Der UN-Berater spricht in seinem Abschiedsbrief speziell über seinen Chef, Aussenminister Sergei Lawrow (72): «In 18 Jahren wurde er vom gut ausgebildeten Intellektuellen, von dem Kollegen viel hielten, zu einem Menschen, der dauernd widersprüchliche Aussagen macht und der Welt mit Nuklearwaffen droht!»
Heute ginge es im Aussenministerium nicht mehr um Diplomatie. Es gehe nur noch um Lügen, Hass und Kriegstreiberei. «Russland hat keine Verbündeten mehr, und niemand ist dafür verantwortlich zu machen, ausser seine eigene rücksichtslose Politik.» Bondarew bestätigte sein Schreiben gegenüber der Nachrichtenagentur Associated Press.
Als Reaktion auf Bondarews Brief forderte die Menschenrechtsorganisation Uno Watch alle anderen russischen Diplomaten bei den Vereinten Nationen – und weltweit – auf, seinem Beispiel zu folgen und zurückzutreten. Die russische Mission in Genf hat sich noch nicht zu Bondarews Rücktritt geäussert.
«Er hat die Handlungen der russischen Führung verurteilt»
Der Kreml hat sich nach der Kündigung eines russischen Diplomaten bei den Vereinten Nationen in Genf von dem Mann distanziert. «Man kann hier wahrscheinlich nur sagen, dass Herr Bondarew nicht mehr zu uns gehört – vielmehr, dass er gegen uns ist», sagte Kremlsprecher Dmitri Peskow am Dienstag in Moskau nach einem Bericht der Nachrichtenagentur Interfax.
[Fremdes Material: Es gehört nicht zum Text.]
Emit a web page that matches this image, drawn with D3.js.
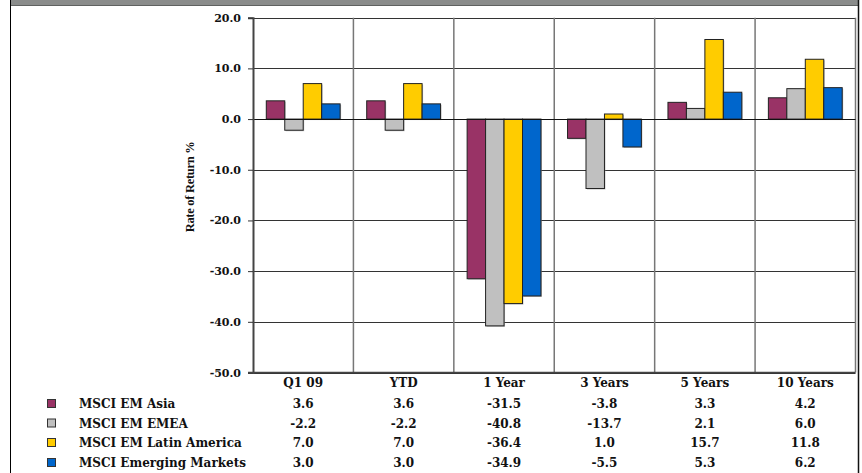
<!DOCTYPE html>
<html>
<head>
<meta charset="utf-8">
<script src="https://cdn.jsdelivr.net/npm/d3@7"></script>
<style>
  body { margin: 0; background: #fff; }
  text { font-family: "DejaVu Serif", serif; fill: #111; }
</style>
</head>
<body>
<div id="chart"></div>
<script>
// Data
const categories = ["Q1 09", "YTD", "1 Year", "3 Years", "5 Years", "10 Years"];
const seriesNames = ["MSCI EM Asia", "MSCI EM EMEA", "MSCI EM Latin America", "MSCI Emerging Markets"];
const asia = [3.6, 3.6, -31.5, -3.8, 3.3, 4.2];
const emea = [-2.2, -2.2, -40.8, -13.7, 2.1, 6.0];
const latam = [7.0, 7.0, -36.4, 1.0, 15.7, 11.8];
const emerging = [3.0, 3.0, -34.9, -5.5, 5.3, 6.2];
const yTicks = [20, 10, 0, -10, -20, -30, -40, -50];

const seriesValues = [asia, emea, latam, emerging];
const colors = ["#993366", "#c0c0c0", "#ffcc00", "#0066cc"];

const width = 862, height = 473;
const plot = { left: 253, right: 855.5, top: 17.7, bottom: 372.5 };

const svg = d3.select("#chart")
    .append("svg")
    .attr("width", width)
    .attr("height", height);

// frame
svg.append("rect")
    .attr("x", 11).attr("y", 0)
    .attr("width", 848).attr("height", 6)
    .attr("fill", "#8a8c8b");
svg.append("line")
    .attr("x1", 11).attr("x2", 859).attr("y1", 5.5).attr("y2", 5.5)
    .attr("stroke", "#5f6160");
svg.append("line")
    .attr("x1", 10.5).attr("x2", 10.5).attr("y1", 0).attr("y2", height)
    .attr("stroke", "#000");
svg.append("line")
    .attr("x1", 858.5).attr("x2", 858.5).attr("y1", 0).attr("y2", height)
    .attr("stroke", "#111").attr("stroke-width", 1.5);

// scales
const x = d3.scaleBand()
    .domain(categories)
    .range([plot.left, plot.right])
    .padding(0);

const xInner = d3.scaleBand()
    .domain(d3.range(seriesNames.length))
    .range([0, x.bandwidth()])
    .paddingInner(0)
    .paddingOuter(0.72);

const y = d3.scaleLinear()
    .domain([-50, 20])
    .range([plot.bottom, plot.top]);

// horizontal gridlines
svg.append("g")
    .selectAll("line")
    .data(yTicks)
    .join("line")
    .attr("x1", plot.left)
    .attr("x2", plot.right)
    .attr("y1", d => Math.round(y(d)) + 0.5)
    .attr("y2", d => Math.round(y(d)) + 0.5)
    .attr("stroke", "#333")
    .attr("stroke-width", 1);

// vertical category separators
svg.append("g")
    .selectAll("line")
    .data(categories.slice(1).concat(["end"]))
    .join("line")
    .attr("x1", d => d === "end" ? plot.right : x(d))
    .attr("x2", d => d === "end" ? plot.right : x(d))
    .attr("y1", plot.top)
    .attr("y2", plot.bottom)
    .attr("stroke", "#777")
    .attr("stroke-width", 1.5);

// bars
const barData = [];
seriesValues.forEach((vals, s) => {
    vals.forEach((v, c) => barData.push({ s, cat: categories[c], v }));
});

// soft shadow under each bar
svg.append("g")
    .selectAll("rect")
    .data(barData)
    .join("rect")
    .attr("x", d => x(d.cat) + xInner(d.s) + 1)
    .attr("width", xInner.bandwidth())
    .attr("y", d => y(Math.max(0, d.v)) + 1)
    .attr("height", d => Math.abs(y(d.v) - y(0)))
    .attr("fill", "#999")
    .attr("opacity", 0.6);

svg.append("g")
    .selectAll("rect")
    .data(barData)
    .join("rect")
    .attr("x", d => x(d.cat) + xInner(d.s))
    .attr("width", xInner.bandwidth())
    .attr("y", d => y(Math.max(0, d.v)))
    .attr("height", d => Math.abs(y(d.v) - y(0)))
    .attr("fill", d => colors[d.s])
    .attr("stroke", "#222")
    .attr("stroke-width", 1);

// zero line on top
svg.append("line")
    .attr("x1", plot.left).attr("x2", plot.right)
    .attr("y1", Math.round(y(0)) + 0.5).attr("y2", Math.round(y(0)) + 0.5)
    .attr("stroke", "#111");

// y axis
const yAxis = d3.axisLeft(y)
    .tickValues(yTicks)
    .tickFormat(d => d3.format(".1f")(d).replace("−", "-"))
    .tickSize(5)
    .tickPadding(7);

const gy = svg.append("g")
    .attr("transform", `translate(${plot.left},0)`)
    .call(yAxis);
gy.select(".domain").attr("stroke", "#444").attr("stroke-width", 2);
gy.selectAll(".tick line").attr("stroke", "#333");
gy.selectAll(".tick text")
    .style("font-family", "DejaVu Serif, serif")
    .style("font-size", "11px")
    .style("font-weight", "bold")
    .attr("fill", "#222");

// bottom axis line
svg.append("line")
    .attr("x1", plot.left - 5).attr("x2", plot.right)
    .attr("y1", plot.bottom).attr("y2", plot.bottom)
    .attr("stroke", "#444").attr("stroke-width", 1.5);

// y axis title
svg.append("text")
    .attr("transform", "translate(194,187) rotate(-90)")
    .attr("text-anchor", "middle")
    .style("font-family", "Liberation Serif, serif")
    .style("font-size", "12.5px")
    .style("font-weight", "bold")
    .style("letter-spacing", "-0.3px")
    .text("Rate of Return %");

// data table: category labels
const rowY = [383, 404, 423.5, 443, 463];

svg.append("g")
    .selectAll("text")
    .data(categories)
    .join("text")
    .attr("x", d => x(d) + x.bandwidth() / 2)
    .attr("y", rowY[0])
    .attr("dy", "0.35em")
    .attr("text-anchor", "middle")
    .style("font-size", "12px")
    .style("font-weight", "bold")
    .text(d => d);

// legend keys + names
const rows = svg.append("g")
    .selectAll("g")
    .data(seriesNames)
    .join("g");

rows.append("rect")
    .attr("x", 47.5)
    .attr("y", (d, i) => rowY[i + 1] - 4.5)
    .attr("width", 8)
    .attr("height", 8)
    .attr("fill", (d, i) => colors[i])
    .attr("stroke", "#333");

rows.append("text")
    .attr("x", 79)
    .attr("y", (d, i) => rowY[i + 1])
    .attr("dy", "0.35em")
    .style("font-size", "12px")
    .style("font-weight", "bold")
    .text(d => d);

// values
seriesValues.forEach((vals, s) => {
    svg.append("g")
        .selectAll("text")
        .data(vals)
        .join("text")
        .attr("x", (d, c) => x(categories[c]) + x.bandwidth() / 2)
        .attr("y", rowY[s + 1])
        .attr("dy", "0.35em")
        .attr("text-anchor", "middle")
        .style("font-size", "12px")
        .style("font-weight", "bold")
        .text(d => d3.format(".1f")(d).replace("−", "-"));
});
</script>
</body>
</html>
«Er hat die Handlungen der russischen Führung verurteilt – und die Handlungen der russischen Führung werden praktisch von der gesamten Bevölkerung unseres Landes unterstützt. Das bedeutet, dass sich dieser Herr gegen die allgemein vorherrschende Meinung unseres Landes ausgesprochen hat.»